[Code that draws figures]
--- --- ---
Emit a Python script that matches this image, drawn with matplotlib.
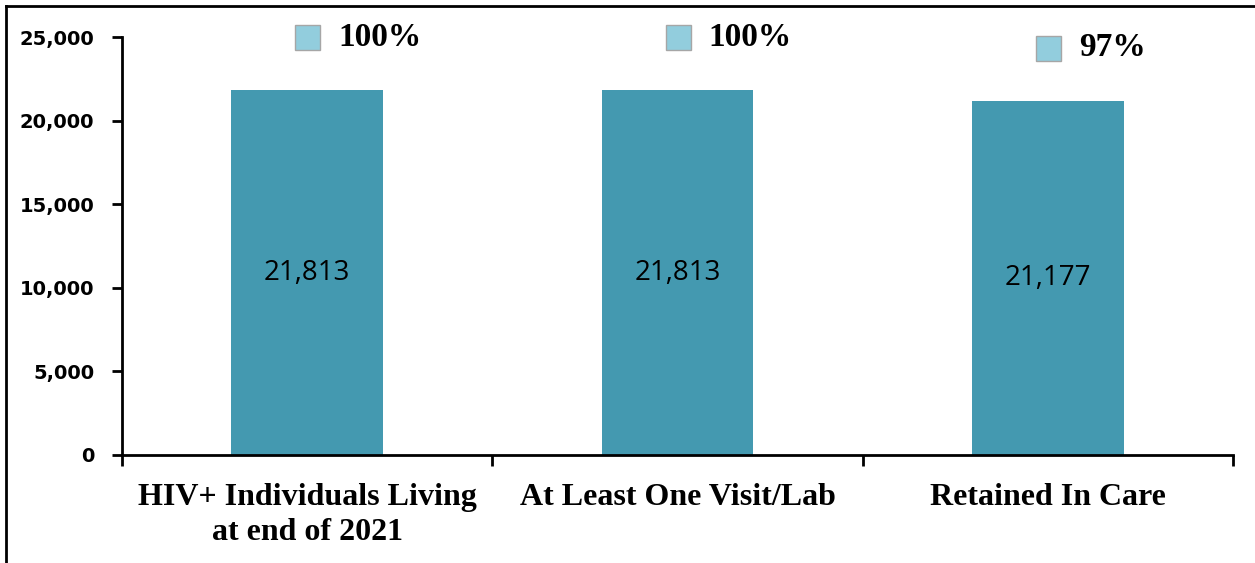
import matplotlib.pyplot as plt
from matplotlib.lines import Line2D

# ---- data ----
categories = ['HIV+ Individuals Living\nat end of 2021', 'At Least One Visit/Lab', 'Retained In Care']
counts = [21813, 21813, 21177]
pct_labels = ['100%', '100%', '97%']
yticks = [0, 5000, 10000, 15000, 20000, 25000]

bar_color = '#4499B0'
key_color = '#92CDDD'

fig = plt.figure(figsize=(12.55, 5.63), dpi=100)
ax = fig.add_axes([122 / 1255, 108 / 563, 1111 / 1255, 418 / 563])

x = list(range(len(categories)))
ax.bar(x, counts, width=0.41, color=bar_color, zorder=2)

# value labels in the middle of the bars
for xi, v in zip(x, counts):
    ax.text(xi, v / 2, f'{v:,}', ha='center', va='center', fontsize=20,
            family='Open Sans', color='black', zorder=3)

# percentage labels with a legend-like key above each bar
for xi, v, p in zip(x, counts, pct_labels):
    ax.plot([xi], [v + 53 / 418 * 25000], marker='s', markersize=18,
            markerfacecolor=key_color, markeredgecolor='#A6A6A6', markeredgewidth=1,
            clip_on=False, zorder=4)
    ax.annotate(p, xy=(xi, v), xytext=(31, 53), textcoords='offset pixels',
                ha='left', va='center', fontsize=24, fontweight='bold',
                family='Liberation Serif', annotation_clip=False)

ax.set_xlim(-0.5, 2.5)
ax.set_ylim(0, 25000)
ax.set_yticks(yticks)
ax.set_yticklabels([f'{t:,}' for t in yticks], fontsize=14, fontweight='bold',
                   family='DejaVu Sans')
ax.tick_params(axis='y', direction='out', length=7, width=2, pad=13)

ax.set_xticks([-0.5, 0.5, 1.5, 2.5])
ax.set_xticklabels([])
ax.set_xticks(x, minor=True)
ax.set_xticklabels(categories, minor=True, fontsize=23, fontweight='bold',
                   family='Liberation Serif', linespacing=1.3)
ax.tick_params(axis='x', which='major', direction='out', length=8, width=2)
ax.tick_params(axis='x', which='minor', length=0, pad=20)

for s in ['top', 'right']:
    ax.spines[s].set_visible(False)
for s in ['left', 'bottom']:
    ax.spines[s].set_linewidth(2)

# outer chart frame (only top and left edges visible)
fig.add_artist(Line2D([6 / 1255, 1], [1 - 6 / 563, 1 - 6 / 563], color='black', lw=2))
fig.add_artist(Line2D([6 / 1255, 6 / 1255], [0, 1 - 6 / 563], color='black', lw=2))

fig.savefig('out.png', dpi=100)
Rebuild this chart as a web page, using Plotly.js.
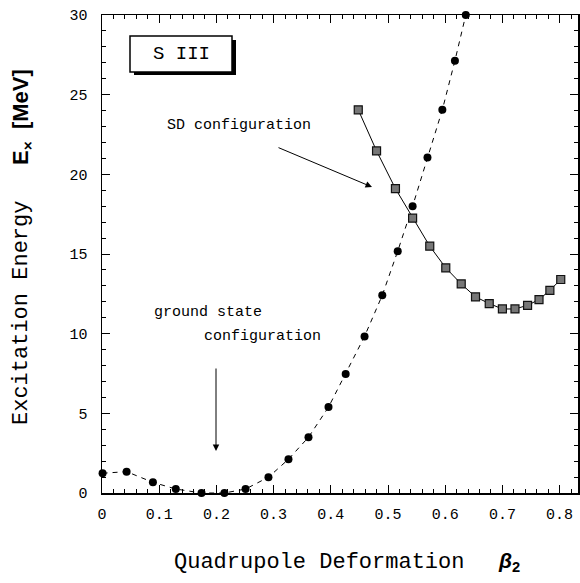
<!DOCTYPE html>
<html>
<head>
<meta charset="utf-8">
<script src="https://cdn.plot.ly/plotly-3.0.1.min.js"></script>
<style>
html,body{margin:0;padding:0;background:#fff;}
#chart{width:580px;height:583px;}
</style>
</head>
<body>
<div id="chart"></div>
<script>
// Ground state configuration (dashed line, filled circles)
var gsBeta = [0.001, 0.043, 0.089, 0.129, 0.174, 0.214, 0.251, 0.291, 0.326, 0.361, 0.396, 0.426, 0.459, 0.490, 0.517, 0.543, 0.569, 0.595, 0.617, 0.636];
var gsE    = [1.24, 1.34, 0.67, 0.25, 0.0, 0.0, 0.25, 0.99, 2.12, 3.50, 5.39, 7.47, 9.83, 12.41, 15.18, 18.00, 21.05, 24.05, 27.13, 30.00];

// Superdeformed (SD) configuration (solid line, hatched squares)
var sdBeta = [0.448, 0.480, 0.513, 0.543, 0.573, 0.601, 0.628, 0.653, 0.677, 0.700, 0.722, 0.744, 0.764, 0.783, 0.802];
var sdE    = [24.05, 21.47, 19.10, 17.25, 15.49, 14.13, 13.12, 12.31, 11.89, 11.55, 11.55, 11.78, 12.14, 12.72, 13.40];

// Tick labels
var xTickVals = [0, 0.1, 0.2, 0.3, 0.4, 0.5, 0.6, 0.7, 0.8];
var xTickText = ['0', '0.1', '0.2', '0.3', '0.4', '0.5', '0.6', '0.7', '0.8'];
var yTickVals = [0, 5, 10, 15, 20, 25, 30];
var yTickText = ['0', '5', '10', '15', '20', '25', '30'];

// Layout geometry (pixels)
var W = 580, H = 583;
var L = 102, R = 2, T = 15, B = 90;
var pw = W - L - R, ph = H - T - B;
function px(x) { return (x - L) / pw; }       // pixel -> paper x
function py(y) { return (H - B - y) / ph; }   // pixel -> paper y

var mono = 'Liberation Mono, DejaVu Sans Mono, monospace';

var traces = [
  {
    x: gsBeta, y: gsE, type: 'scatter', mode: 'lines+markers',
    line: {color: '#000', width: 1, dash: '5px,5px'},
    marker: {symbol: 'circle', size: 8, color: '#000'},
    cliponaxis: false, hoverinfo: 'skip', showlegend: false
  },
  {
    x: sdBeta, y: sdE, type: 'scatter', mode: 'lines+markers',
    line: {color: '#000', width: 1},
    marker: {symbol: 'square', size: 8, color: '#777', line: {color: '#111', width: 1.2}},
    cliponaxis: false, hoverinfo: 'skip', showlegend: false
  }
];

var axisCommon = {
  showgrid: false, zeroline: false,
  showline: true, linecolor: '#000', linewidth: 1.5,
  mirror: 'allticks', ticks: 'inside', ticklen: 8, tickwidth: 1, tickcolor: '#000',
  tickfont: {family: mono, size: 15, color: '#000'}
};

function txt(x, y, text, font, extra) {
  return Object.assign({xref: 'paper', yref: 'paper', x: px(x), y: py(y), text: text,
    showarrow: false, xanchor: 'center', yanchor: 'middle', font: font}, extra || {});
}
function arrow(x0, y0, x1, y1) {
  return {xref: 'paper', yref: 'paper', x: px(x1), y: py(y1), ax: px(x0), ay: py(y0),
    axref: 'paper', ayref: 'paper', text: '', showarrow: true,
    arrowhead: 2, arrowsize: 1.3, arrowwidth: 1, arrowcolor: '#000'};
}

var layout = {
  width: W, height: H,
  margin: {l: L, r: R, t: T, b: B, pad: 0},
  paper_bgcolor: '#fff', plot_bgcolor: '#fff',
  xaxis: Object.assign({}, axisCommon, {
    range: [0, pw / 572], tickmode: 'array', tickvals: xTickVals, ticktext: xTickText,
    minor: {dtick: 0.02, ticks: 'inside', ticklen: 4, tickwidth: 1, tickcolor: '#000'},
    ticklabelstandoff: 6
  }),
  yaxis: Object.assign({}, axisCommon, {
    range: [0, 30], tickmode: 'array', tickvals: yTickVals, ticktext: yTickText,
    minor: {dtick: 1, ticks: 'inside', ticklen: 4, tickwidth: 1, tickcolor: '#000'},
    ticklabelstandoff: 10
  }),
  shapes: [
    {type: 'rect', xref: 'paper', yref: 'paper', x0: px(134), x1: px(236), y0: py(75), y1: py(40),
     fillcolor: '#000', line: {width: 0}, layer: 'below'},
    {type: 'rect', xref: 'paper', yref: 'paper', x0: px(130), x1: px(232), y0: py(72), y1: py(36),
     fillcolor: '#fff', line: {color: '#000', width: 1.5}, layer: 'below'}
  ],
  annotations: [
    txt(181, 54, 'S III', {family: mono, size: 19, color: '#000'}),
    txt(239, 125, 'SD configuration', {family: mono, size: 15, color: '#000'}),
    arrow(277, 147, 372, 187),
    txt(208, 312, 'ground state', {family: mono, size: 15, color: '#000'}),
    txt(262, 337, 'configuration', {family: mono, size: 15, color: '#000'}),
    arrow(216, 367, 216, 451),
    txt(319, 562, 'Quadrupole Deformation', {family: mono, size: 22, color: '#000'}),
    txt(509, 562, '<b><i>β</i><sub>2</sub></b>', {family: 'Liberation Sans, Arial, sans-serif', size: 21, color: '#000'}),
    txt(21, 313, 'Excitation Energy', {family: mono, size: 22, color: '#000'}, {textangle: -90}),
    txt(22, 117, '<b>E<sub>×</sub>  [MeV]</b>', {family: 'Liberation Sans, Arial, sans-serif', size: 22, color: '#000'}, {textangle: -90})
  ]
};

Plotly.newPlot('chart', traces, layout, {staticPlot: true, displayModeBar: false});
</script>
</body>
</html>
--- --- ---
* Exercise brief
Find the lines above that contain the word "script" and collect them.

* Response to this task
Emit a Python script that matches this image, drawn with matplotlib.
<script src="https://cdn.plot.ly/plotly-3.0.1.min.js"></script>
<script>
</script>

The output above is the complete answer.